Newton


Laplace

Metaphoric Internalization
"The eighteenth century," Barfield comments in "The Harp and the Camera," "used to talk of a 'ruling passion'; but there is also the ruling metaphor. Perhaps for reading the signs of the times, it is a good deal more important" (RM 74).

In each metaphorical instance, the tenor is not well known or understood; it demands the clarification a good metaphor can bring. The vehicle, on the other hand, is something whose qualities we are already familiar with; we borrow, quite selectively, what we know about the vehicle tenor and apply it to the tenor, making the tenor more comprehensible.

Barfield has noted the existence of a phenomenon he calls metaphoric internalization, the largely unconscious implementation of the vehicles of certain metaphors in the creation of the prevailing idolatry of an age. For example, the computer now contributes profoundly, usually without our clear recognition, to our understanding of many aspects of our society, our behavior, and our minds. Barfield has noted other profound examples.

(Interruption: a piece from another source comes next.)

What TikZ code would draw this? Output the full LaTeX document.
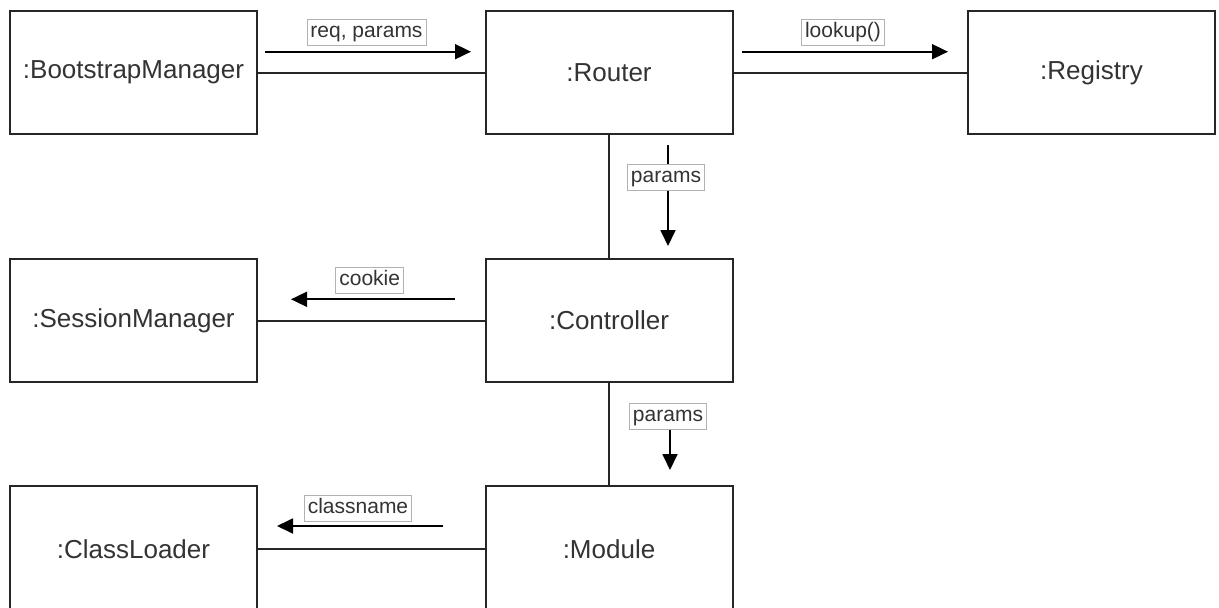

I recall very well, when I was writing my early book, History in English Words, being astonished at the ubiquitous appearance of the clock as a metaphor shortly after it had been invented. It turned up everywhere where anybody was trying to describe the way things work in nature. Then the clocks stopped--but the metaphor went on. The student of words and their meaning and the history of them asks himself uneasily: This Newton-Laplace universe, in which the nineteenth century found itself so much at home, was it after all much more than metaphorical clockwork? (RM 73)1

In understanding the collective representations of an era, Barfield insists, we should always bear in mind that "the influences which go to make up the outlook of an age are sometimes seen working most powerfully--though beneath the surface--in the very minds which believe themselves to be combating the outlook most stubbornly" (HEW 177).
 
See in particular "The Harp and the Camera" (RM 65-78).
1Earlier--in History in English Words--Barfield had asked "Was the rhythmical mimicry of organic life, which is the characteristic of machinery, already having its unperceived effect on men's minds and philosophies? . . . The closing years of the eighteenth century produced Paley's famous watch, a popular allegory which, in proving the existence of a creator, at the same time relegated all His activities to the remote past" (HEW 177).